### SUPPLIED INFORMATION:
+--

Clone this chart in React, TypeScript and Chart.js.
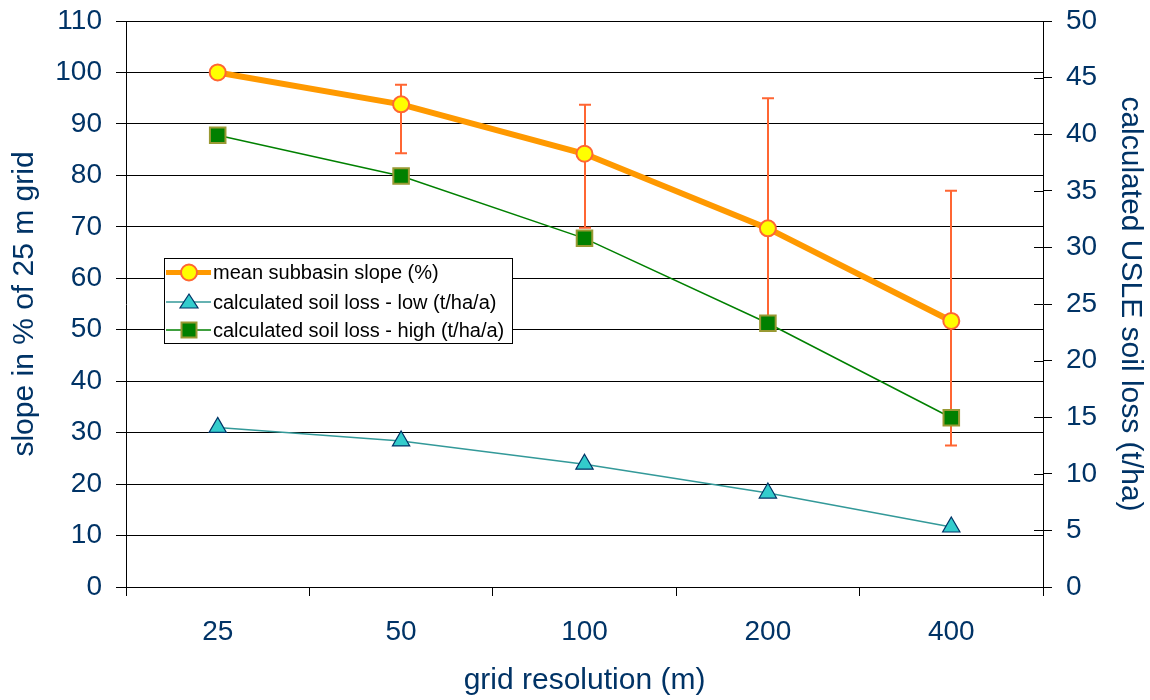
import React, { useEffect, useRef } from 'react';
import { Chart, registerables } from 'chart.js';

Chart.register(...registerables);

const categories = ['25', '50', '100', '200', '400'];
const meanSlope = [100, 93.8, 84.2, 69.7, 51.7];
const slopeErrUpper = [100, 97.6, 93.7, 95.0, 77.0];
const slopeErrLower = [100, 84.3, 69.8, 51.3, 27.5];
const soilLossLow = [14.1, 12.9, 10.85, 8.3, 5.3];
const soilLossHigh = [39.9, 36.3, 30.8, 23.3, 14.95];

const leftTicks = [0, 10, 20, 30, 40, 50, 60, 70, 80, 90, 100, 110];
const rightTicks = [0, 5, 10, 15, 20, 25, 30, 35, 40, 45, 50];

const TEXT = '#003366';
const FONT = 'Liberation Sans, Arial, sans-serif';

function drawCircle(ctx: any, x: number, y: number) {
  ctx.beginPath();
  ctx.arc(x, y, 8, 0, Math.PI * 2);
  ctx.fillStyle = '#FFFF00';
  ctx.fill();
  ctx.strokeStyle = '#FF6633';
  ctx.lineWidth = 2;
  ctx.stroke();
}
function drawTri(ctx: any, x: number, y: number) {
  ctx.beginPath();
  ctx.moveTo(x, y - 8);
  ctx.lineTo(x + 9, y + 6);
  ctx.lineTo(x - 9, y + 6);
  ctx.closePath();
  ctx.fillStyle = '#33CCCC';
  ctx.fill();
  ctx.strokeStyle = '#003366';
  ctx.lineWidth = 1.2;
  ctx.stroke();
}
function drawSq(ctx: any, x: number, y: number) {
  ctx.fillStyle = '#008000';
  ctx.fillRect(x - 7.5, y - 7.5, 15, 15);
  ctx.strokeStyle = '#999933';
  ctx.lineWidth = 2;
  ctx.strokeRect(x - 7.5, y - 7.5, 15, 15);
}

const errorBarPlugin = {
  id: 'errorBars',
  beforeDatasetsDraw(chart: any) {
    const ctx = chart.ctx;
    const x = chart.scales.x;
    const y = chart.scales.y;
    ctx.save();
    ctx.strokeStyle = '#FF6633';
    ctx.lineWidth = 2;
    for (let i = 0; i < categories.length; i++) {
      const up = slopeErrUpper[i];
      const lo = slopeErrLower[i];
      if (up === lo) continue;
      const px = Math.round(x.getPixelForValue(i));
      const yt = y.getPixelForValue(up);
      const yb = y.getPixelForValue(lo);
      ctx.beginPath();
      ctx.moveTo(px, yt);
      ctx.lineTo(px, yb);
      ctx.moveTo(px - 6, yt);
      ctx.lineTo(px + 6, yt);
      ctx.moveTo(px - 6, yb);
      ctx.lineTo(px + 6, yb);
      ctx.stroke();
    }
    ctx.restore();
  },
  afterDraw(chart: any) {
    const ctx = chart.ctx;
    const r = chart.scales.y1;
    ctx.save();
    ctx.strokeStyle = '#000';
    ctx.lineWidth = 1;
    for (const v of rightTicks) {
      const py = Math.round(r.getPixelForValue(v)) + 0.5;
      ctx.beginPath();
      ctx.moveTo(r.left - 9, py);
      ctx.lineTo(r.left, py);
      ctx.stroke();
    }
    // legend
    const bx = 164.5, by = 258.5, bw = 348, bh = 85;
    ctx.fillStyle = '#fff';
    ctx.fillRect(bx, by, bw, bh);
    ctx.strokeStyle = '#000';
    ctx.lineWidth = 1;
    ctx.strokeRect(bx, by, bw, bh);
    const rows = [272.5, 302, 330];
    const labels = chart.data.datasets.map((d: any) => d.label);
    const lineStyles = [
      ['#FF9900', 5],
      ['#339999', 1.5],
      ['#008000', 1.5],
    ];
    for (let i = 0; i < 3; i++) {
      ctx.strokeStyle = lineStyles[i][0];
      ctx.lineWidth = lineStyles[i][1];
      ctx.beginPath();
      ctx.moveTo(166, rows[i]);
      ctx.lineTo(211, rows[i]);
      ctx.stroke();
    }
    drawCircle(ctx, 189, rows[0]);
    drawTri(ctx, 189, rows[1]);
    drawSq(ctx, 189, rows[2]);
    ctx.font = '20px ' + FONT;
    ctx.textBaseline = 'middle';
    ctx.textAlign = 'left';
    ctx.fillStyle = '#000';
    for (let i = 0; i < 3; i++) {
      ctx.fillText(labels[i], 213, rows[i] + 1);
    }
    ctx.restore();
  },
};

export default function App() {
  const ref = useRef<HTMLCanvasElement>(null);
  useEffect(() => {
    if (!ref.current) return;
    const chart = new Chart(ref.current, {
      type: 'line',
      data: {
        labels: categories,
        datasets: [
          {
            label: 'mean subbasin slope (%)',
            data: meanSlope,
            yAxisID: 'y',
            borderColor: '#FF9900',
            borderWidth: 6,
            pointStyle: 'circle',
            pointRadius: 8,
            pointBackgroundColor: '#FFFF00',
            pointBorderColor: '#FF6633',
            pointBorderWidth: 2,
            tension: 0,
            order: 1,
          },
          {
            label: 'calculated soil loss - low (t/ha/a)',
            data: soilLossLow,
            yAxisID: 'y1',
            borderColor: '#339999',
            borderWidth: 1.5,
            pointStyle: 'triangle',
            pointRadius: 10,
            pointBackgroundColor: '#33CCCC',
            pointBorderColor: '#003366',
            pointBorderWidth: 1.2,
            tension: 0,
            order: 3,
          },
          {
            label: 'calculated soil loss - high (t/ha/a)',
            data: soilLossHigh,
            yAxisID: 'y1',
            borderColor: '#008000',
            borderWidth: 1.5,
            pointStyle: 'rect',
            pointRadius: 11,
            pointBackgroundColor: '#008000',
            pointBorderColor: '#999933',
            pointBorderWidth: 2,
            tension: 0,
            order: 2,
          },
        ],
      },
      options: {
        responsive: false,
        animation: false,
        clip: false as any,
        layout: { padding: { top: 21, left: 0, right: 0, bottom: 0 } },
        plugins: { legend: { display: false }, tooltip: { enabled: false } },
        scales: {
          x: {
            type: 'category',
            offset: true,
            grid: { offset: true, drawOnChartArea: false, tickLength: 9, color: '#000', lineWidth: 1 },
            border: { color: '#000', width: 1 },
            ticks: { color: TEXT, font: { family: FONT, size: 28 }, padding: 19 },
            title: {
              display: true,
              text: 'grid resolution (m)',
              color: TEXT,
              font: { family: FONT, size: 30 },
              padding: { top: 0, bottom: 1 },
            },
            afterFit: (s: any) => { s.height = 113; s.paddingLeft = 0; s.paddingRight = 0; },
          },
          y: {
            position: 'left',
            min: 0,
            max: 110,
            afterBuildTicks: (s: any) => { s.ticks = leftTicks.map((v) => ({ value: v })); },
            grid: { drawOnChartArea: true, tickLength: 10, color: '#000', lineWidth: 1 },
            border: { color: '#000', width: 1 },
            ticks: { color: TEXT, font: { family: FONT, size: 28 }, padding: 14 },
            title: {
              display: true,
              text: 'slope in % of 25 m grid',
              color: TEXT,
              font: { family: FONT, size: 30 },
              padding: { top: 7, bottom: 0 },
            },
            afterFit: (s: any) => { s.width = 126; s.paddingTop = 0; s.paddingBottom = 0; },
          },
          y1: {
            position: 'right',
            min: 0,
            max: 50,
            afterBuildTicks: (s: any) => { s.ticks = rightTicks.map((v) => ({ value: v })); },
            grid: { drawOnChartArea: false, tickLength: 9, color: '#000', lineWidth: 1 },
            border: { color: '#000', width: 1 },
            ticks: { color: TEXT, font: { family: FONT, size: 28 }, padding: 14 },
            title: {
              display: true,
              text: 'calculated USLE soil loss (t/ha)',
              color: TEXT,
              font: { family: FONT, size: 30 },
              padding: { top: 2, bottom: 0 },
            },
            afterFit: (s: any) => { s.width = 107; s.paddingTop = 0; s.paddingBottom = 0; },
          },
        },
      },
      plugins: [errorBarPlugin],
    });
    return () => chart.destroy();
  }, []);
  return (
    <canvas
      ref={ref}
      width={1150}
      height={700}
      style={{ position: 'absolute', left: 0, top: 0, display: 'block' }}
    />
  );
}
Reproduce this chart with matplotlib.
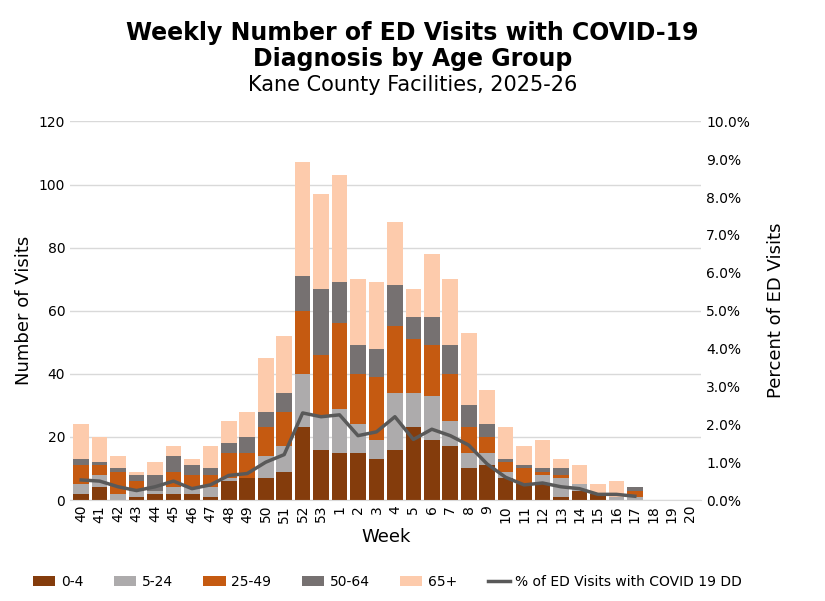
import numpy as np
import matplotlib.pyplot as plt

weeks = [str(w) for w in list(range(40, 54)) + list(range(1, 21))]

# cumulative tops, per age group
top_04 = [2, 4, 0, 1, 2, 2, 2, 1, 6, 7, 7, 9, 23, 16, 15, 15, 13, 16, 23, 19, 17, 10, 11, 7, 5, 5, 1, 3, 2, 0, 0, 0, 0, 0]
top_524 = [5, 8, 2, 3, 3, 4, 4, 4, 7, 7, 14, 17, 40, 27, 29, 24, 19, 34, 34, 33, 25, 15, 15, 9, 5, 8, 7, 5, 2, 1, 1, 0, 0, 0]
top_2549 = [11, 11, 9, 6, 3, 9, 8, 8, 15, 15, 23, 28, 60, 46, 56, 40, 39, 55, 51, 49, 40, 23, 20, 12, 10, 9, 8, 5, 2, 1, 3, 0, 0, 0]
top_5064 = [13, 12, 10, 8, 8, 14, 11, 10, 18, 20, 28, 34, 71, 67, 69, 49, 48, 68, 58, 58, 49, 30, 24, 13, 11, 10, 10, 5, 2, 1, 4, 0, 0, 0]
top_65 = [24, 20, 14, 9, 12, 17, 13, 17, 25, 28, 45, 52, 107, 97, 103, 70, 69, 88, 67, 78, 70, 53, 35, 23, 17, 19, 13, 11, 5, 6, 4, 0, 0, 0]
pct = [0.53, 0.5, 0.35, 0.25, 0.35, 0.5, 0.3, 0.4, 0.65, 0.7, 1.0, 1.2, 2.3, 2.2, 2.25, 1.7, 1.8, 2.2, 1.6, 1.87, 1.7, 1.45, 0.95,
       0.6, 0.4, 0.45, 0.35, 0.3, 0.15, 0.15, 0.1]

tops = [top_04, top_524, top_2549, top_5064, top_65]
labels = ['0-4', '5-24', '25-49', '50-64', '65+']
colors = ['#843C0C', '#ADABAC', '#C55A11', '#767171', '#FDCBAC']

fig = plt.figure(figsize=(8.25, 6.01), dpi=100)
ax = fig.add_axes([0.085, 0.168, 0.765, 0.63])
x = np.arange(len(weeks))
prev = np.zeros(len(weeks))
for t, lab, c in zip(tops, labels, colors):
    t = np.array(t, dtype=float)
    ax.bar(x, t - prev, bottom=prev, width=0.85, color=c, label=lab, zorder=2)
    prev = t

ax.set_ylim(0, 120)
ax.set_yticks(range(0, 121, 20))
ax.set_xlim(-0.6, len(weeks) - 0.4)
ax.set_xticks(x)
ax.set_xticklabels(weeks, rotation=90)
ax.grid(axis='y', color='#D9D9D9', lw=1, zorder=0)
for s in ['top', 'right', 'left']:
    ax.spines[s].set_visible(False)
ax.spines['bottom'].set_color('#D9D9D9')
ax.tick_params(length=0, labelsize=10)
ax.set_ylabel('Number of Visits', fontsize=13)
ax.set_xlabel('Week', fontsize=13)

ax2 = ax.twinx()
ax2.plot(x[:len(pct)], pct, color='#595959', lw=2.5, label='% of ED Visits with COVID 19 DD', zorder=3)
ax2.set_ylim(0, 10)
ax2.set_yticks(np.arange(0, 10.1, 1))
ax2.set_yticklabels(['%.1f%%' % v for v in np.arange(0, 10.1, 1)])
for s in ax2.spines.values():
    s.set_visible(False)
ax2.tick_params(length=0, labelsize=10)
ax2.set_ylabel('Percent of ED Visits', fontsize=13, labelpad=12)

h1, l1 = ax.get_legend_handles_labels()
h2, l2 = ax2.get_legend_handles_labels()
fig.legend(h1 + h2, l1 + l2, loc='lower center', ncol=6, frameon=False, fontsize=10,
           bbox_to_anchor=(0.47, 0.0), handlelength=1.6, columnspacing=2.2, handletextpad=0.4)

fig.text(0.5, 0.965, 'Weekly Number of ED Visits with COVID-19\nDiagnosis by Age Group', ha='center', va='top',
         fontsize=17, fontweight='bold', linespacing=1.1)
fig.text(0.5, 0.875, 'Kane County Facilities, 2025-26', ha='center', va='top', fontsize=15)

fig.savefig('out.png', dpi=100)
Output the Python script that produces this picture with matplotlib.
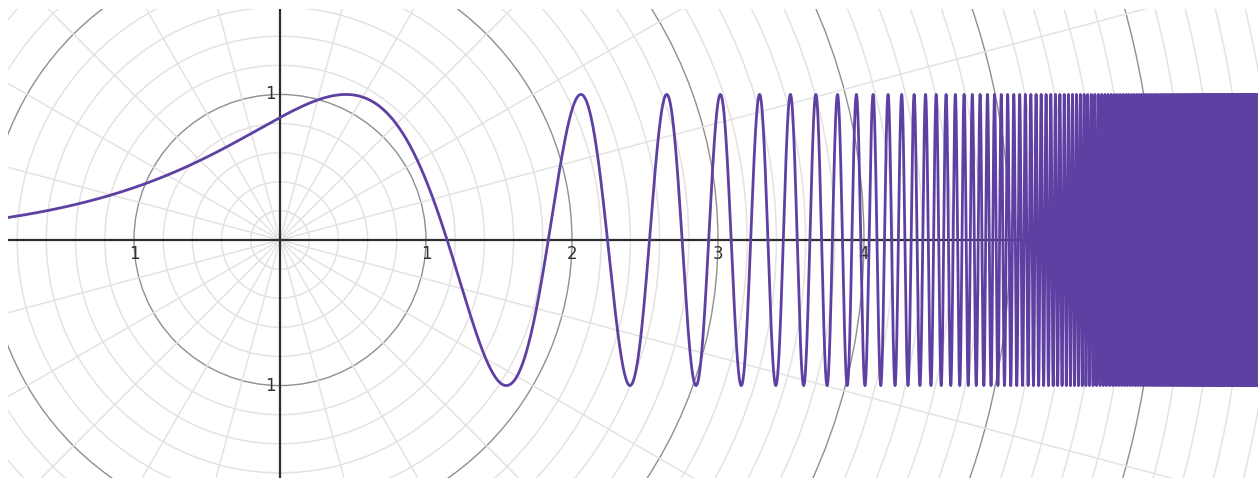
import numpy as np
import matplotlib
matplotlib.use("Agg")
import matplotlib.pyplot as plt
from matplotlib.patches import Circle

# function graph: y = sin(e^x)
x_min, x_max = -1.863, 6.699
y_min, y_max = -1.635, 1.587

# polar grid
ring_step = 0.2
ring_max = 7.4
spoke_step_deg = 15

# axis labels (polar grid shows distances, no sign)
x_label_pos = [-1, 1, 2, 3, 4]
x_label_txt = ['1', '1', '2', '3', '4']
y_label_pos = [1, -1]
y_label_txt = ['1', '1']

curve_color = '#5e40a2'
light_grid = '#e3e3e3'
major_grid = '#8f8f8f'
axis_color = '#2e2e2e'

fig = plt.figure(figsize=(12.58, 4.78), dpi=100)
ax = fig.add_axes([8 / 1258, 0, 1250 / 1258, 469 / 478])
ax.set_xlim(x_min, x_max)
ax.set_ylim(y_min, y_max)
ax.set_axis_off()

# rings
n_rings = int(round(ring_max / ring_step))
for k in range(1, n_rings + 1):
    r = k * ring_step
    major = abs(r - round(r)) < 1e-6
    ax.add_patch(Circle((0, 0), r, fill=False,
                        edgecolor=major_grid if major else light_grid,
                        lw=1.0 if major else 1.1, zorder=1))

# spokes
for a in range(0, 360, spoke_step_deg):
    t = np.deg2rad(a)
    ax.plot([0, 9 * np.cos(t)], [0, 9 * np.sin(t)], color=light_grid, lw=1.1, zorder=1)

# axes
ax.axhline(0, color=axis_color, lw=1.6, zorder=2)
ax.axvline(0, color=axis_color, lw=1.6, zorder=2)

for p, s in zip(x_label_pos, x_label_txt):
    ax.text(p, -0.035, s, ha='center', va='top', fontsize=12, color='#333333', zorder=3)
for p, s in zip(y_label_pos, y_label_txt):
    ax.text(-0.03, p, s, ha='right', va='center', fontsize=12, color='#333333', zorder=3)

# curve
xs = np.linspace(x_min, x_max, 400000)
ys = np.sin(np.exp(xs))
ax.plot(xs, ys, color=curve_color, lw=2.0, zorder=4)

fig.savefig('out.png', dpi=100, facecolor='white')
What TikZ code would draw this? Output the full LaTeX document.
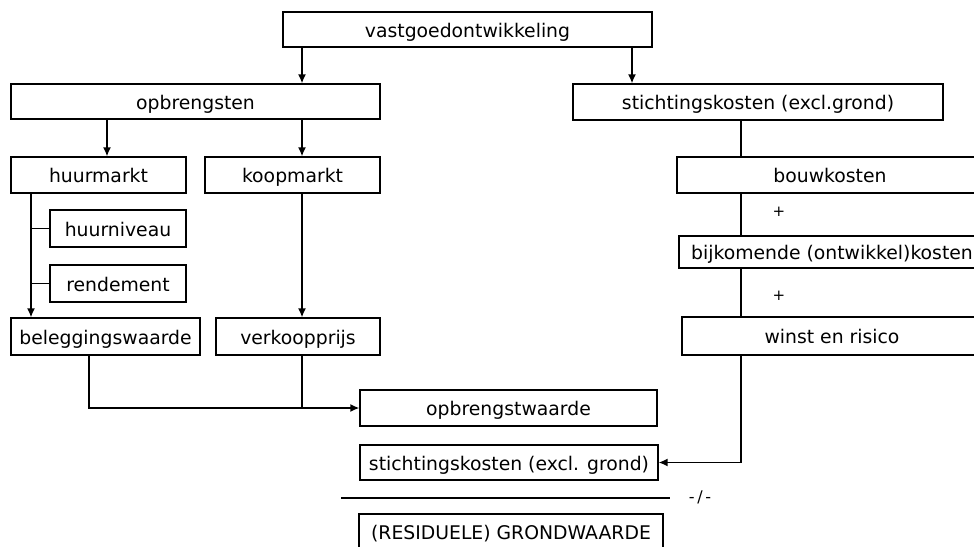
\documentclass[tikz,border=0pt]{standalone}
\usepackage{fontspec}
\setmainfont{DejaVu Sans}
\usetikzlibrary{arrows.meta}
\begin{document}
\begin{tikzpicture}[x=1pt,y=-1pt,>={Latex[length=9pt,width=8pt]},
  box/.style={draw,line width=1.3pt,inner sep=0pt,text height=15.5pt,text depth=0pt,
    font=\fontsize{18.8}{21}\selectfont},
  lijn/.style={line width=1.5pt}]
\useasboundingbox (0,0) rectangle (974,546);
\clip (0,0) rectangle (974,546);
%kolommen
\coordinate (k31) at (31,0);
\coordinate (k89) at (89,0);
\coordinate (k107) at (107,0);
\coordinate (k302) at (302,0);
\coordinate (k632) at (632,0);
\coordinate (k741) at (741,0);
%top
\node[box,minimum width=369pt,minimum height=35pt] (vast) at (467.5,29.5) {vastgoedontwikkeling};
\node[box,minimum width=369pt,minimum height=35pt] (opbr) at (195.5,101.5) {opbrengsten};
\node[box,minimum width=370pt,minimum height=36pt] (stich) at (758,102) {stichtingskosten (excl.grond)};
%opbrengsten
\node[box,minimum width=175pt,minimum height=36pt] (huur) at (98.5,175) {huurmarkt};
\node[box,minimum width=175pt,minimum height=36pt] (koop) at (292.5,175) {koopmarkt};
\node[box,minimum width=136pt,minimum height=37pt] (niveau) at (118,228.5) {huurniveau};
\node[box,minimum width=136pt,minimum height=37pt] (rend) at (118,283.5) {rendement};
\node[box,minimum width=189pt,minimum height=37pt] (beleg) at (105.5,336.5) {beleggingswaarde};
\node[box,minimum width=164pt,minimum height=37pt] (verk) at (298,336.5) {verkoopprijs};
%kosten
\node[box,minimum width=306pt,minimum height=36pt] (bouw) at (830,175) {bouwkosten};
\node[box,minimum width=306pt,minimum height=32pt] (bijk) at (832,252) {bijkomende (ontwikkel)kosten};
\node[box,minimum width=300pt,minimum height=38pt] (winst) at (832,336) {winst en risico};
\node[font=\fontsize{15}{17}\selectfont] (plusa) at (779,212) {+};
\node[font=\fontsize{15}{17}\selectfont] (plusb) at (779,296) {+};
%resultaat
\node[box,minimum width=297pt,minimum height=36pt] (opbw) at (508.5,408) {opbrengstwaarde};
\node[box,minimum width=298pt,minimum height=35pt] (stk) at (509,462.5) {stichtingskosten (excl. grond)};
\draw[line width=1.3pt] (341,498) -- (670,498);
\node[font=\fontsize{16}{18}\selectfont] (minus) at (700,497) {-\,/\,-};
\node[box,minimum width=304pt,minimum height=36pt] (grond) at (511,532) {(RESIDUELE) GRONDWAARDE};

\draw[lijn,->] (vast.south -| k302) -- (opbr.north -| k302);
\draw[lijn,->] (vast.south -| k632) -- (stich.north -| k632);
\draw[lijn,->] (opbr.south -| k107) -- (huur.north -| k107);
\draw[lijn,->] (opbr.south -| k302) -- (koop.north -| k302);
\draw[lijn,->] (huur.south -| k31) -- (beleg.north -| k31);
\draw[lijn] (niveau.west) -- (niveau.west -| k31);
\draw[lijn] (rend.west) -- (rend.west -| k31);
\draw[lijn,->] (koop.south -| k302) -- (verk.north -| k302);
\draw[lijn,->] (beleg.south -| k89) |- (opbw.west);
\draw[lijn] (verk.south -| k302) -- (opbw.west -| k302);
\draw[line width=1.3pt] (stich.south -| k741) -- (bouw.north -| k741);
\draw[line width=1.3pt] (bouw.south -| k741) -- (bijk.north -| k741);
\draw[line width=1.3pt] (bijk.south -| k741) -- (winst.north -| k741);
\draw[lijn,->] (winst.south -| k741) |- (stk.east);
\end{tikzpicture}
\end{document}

+--

Above this task is a listing with pictures in it. Retype only the lines from the one containing "Output the Python" through the one containing "spoke_step_deg = 15", both included, and not the pictures.

Output the Python script that produces this picture with matplotlib.
import numpy as np
import matplotlib
matplotlib.use("Agg")
import matplotlib.pyplot as plt
from matplotlib.patches import Circle

# function graph: y = sin(e^x)
x_min, x_max = -1.863, 6.699
y_min, y_max = -1.635, 1.587

# polar grid
ring_step = 0.2
ring_max = 7.4
spoke_step_deg = 15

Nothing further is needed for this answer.